You know the saying, “You don’t know what you’ve got ’til it’s gone”? It struck me today: That’s how I feel about Tagalog right now.
We’ve just hit the one-week mark in Spain and I realized that in all this time I haven’t spoken my native language out loud, in conversation, to anyone. This, I believe, is the longest I’ve ever gone without it. In Boston, I have a group of Filipino friends with whom I can easily chatter away. Here? Nada. I’m speaking in either straight English or the caveman version of Spanish (read: halting, broken, painful, slow).
It never occurred to me how wearying it can be to not have anyone to talk to using the terms and phrases I’ve used all my life. I find myself slipping into Tagalog at random moments, especially when I’m talking to my roommates. At this rate, they’ll be rattling off Filipino expressions before the end of our stay.
And the lack is never more apparent to me than when I’m interviewing. Whether it’s with a translator (usually Maria) or on my own, my ignorance of Spanish only serves to emphasize how much I rely on the languages I know. It makes me appreciate English, yes – but it also makes me miss my own language all the more.
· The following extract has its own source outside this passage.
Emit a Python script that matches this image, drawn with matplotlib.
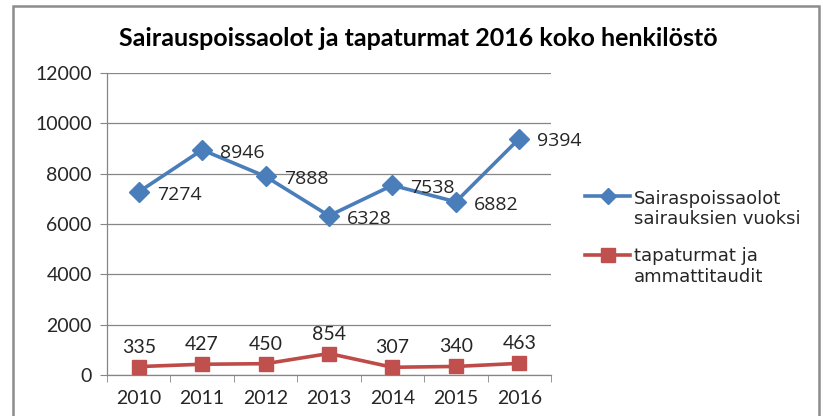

Still, there’s a bright side to all this: I’m definitely learning. Between Spanish class and my host mom and talking to cute fine arts students for a story and just walking around, I’ll be upping my español before I know it. Not to the level of fluency, of course. But I’m hoping to be much better.
And when I finally find myself around my countrymen again, ay, magtatagalog ako ng todo.
I love how Google can’t translate that phrase correctly.